Простое искусство убивать

Чандлер Рэймонд

Художественная проза в ее самых разнообразных формах всегда стремилась к достоверности. Старомодные романы прошлого теперь кажутся нам напыщенными, искусственными, граничащими с пародией, но их первые читатели так не считали. Писатели вроде Филдинга и Смоллетта представляются нам реалистами в современном понимании этого слова прежде всего потому, что создавали, как правило, характеры, не скованные условностями и нередко оказывавшиеся в неладах с блюстителями порядка, но и хроники Джейн Остин, изображавшие представителей сельской знати с их многочисленными предрассудками, в высшей степени психологически достоверны. Что касается социального — и эмоционального — ханжества, то оно процветает и сегодня. Добавьте к нему хорошую долю псевдоинтеллектуальности, и вы услышите родные интонации отдела прозы вашей ежедневной газеты, ощутите привычную атмосферу литературных дискуссий маленьких клубов. Эти люди и создают бестселлеры, которые настойчиво, хоть и в скрытой форме, апеллируют к снобам, существуют под бережным присмотром ученых тюленей из литературно-критического братства и взращиваются представителями тех слишком уж могущественных «групп давления», которые, торгуя книгами, делают деньги, хотя и обожают притворяться, что заняты только развитием культуры. Попробуйте чуть задержать оплату их счетов, и вы сразу поймете, какие они идеалисты.

По многим причинам детектив редко заручается такой поддержкой. Он обычно повествует об убийстве, а стало быть, лишен утонченности. Убийство — крах отдельной личности и тем самым поражение всего человечества — может иметь (да, собственно, и имеет) определенную социологическую подоплеку.

Но оно старо как мир и потому мало волнует охотников до сенсаций. Если детективный роман хотя бы отчасти достоверен (что случается крайне редко), то он должен быть написан с известной долей отстраненности, иначе разве что безумец сможет его прочитать (или написать). У романа про убийство есть также огорчительное свойство не совать нос в чужие дела: он решает свои собственные проблемы и отвечает на свои собственные вопросы. Тем самым в нем нечего обсуждать, разве что достаточно ли хорошо он написан, чтобы считаться настоящей литературой, хотя люди, которые продают полмиллиона экземпляров такого романа, ничего на этот счет толком сказать не могут. Определить качество произведения — задача неимоверной трудности, даже для тех, кто занимается этим профессионально.
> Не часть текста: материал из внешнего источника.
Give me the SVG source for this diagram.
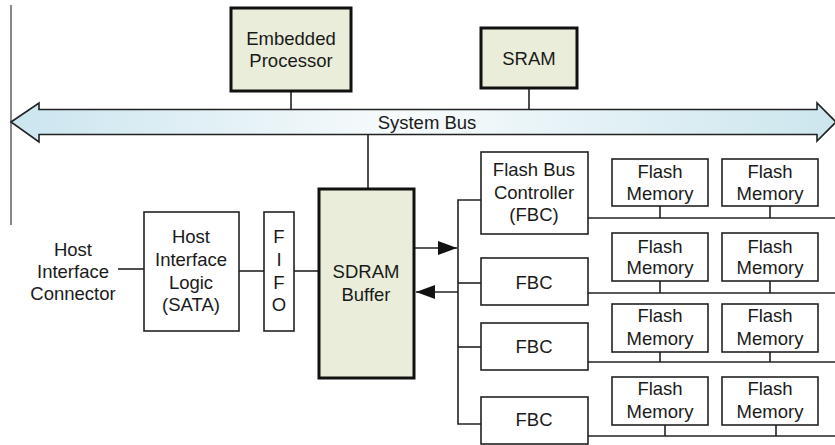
<svg xmlns="http://www.w3.org/2000/svg" width="835" height="445" viewBox="0 0 835 445">
<style>
text{font-family:"Liberation Sans",Arial,sans-serif;font-size:18.5px;fill:#1a1a1a;text-anchor:middle}
.thick{fill:#e9edd9;stroke:#111;stroke-width:3}
.box{fill:#fff;stroke:#222;stroke-width:1.6}
.ln{stroke:#222;stroke-width:1.6;fill:none}
</style>
<defs>
<linearGradient id="busg" x1="0" y1="0" x2="1" y2="0">
<stop offset="0" stop-color="#cbe5ef"/>
<stop offset="0.47" stop-color="#f7fbfc"/>
<stop offset="1" stop-color="#cce6ee"/>
</linearGradient>
<marker id="ah" viewBox="0 0 19 14" refX="19" refY="7" markerWidth="19" markerHeight="14" markerUnits="userSpaceOnUse" orient="auto">
<polygon points="0,0 19,7 0,14" fill="#111"/>
</marker>
</defs>
<rect width="835" height="445" fill="#fff"/>
<line x1="11" y1="5" x2="11" y2="225" stroke="#888" stroke-width="2"/>

<g id="connectors">
<line class="ln" x1="291" y1="91" x2="291" y2="110"/>
<line class="ln" x1="529" y1="88" x2="529" y2="110"/>
<line class="ln" x1="368" y1="134" x2="368" y2="188"/>
<line class="ln" x1="118" y1="269" x2="144" y2="269"/>
<line class="ln" x1="239" y1="271" x2="264" y2="271"/>
<line class="ln" x1="294" y1="271" x2="318" y2="271"/>
<line class="ln" x1="415" y1="248" x2="457" y2="248" marker-end="url(#ah)"/>
<line class="ln" x1="458" y1="292" x2="416" y2="292" marker-end="url(#ah)"/>
<polyline class="ln" points="481,200 458,200 458,424 481,424"/>
<line class="ln" x1="458" y1="283" x2="481" y2="283"/>
<line class="ln" x1="458" y1="347" x2="481" y2="347"/>
<line class="ln" x1="588" y1="218" x2="835" y2="218"/>
<line class="ln" x1="660" y1="206" x2="660" y2="218"/>
<line class="ln" x1="770" y1="206" x2="770" y2="218"/>
<line class="ln" x1="588" y1="293" x2="835" y2="293"/>
<line class="ln" x1="660" y1="281" x2="660" y2="293"/>
<line class="ln" x1="770" y1="281" x2="770" y2="293"/>
<line class="ln" x1="588" y1="362" x2="835" y2="362"/>
<line class="ln" x1="660" y1="352" x2="660" y2="362"/>
<line class="ln" x1="770" y1="352" x2="770" y2="362"/>
<line class="ln" x1="588" y1="436" x2="835" y2="436"/>
<line class="ln" x1="665" y1="425" x2="665" y2="436"/>
<line class="ln" x1="776" y1="425" x2="776" y2="436"/>
</g>

<g id="system-bus">
<polygon points="11,122 39,103 39,109.5 817,109.5 817,103 836,122 817,141 817,134.5 39,134.5 39,142" fill="url(#busg)" stroke="#222" stroke-width="1.6" stroke-linejoin="miter"/>
<text x="427" y="129">System Bus</text>
</g>

<g id="embedded-processor">
<rect class="thick" x="231" y="8" width="120" height="83"/>
<text x="291" y="45">Embedded</text>
<text x="291" y="67">Processor</text>
</g>

<g id="sram">
<rect class="thick" x="481" y="28" width="96" height="60"/>
<text x="529" y="65">SRAM</text>
</g>

<g id="host-connector">
<text x="73" y="256">Host</text>
<text x="73" y="278">Interface</text>
<text x="73" y="300">Connector</text>
</g>

<g id="host-interface-logic">
<rect class="box" x="144" y="212" width="95" height="119"/>
<text x="191" y="243">Host</text>
<text x="191" y="266">Interface</text>
<text x="191" y="289">Logic</text>
<text x="191" y="311">(SATA)</text>
</g>

<g id="fifo">
<rect class="box" x="264" y="212" width="30" height="119"/>
<text x="279" y="243">F</text>
<text x="279" y="266">I</text>
<text x="279" y="289">F</text>
<text x="279" y="311">O</text>
</g>

<g id="sdram-buffer">
<rect class="thick" x="319" y="189" width="95" height="189"/>
<text x="366" y="278">SDRAM</text>
<text x="366" y="301">Buffer</text>
</g>

<g id="fbc1">
<rect class="box" x="481" y="152" width="107" height="82"/>
<text x="534" y="176">Flash Bus</text>
<text x="534" y="199">Controller</text>
<text x="534" y="221">(FBC)</text>
</g>
<g id="fbc2">
<rect class="box" x="481" y="258" width="107" height="47"/>
<text x="534" y="289">FBC</text>
</g>
<g id="fbc3">
<rect class="box" x="481" y="323" width="107" height="47"/>
<text x="534" y="353">FBC</text>
</g>
<g id="fbc4">
<rect class="box" x="481" y="397" width="107" height="47"/>
<text x="534" y="426">FBC</text>
</g>

<g id="flash-1-1"><rect class="box" x="612" y="159" width="96" height="47"/><text x="660" y="178">Flash</text><text x="660" y="200">Memory</text></g>
<g id="flash-1-2"><rect class="box" x="722" y="159" width="96" height="47"/><text x="770" y="178">Flash</text><text x="770" y="200">Memory</text></g>
<g id="flash-2-1"><rect class="box" x="612" y="233" width="96" height="48"/><text x="660" y="253">Flash</text><text x="660" y="274">Memory</text></g>
<g id="flash-2-2"><rect class="box" x="722" y="233" width="96" height="48"/><text x="770" y="253">Flash</text><text x="770" y="274">Memory</text></g>
<g id="flash-3-1"><rect class="box" x="612" y="304" width="96" height="48"/><text x="660" y="322">Flash</text><text x="660" y="345">Memory</text></g>
<g id="flash-3-2"><rect class="box" x="722" y="304" width="96" height="48"/><text x="770" y="322">Flash</text><text x="770" y="345">Memory</text></g>
<g id="flash-4-1"><rect class="box" x="612" y="377" width="96" height="48"/><text x="660" y="395">Flash</text><text x="660" y="418">Memory</text></g>
<g id="flash-4-2"><rect class="box" x="722" y="377" width="96" height="48"/><text x="770" y="395">Flash</text><text x="770" y="418">Memory</text></g>
</svg>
Детектив (пожалуй, я буду называть его именно так, ибо английская формула по-прежнему доминирует в этом жанре) создает своего читателя путем медленной дистилляции. То, что ему это вполне удается, равно как и удается цепко его удерживать, — непреложный факт. Но ответ на вопрос, как именно это происходит, требует более основательного исследователя, чем я. Вряд ли необходимо доказывать, что детектив — важная и жизнеспособная форма искусства. У искусства вообще нет важных и жизнеспособных форм. Есть просто искусство, что само по себе немалая редкость. Рост населения отнюдь не увеличил количество произведений искусства, хотя и увеличил количество ловких подделок и суррогатов.

Тем не менее детектив — даже в его наиболее традиционной форме — крайне трудно хорошо написать. Хороших детективов куда меньше, чем хороших «серьезных романов». Второсортные вещицы в литературе «высоких скоростей» оказываются в состоянии пережить своих собратьев; многим из них не следовало бы и родиться, но они упрямо отказываются умирать. Они столь же долговечны, что и статуи в общественных парках, и столь же бездарны. Это очень сердит тех, кого именуют носителями тонкого вкуса. Им не по душе, что серьезные, глубокие творения искусства, вышедшие несколько лет назад, стоят на особой полке в библиотеке с табличкой «Бестселлеры прошлых лет» и никто не обращает на них внимания, разве что изредка близорукий читатель подойдет, наклонится, окинет беглым взглядом и поспешит прочь, в то время как у полки с детективами толчея и пожилые дамы воюют друг с другом за право ухватить шедевры урожая того же года с названиями «Убийство и тройная петуния» или «Инспектор Пинчботтл спешит на помощь». Эстетам не по душе, что «действительно значительные вещи» пылятся на полках, в то время как «Смерть носила желтые подтяжки» выброшена тиражом пятьдесят — сто тысяч экземпляров на прилавки газетных киосков по всей стране. И, надо полагать, недолго там залежится.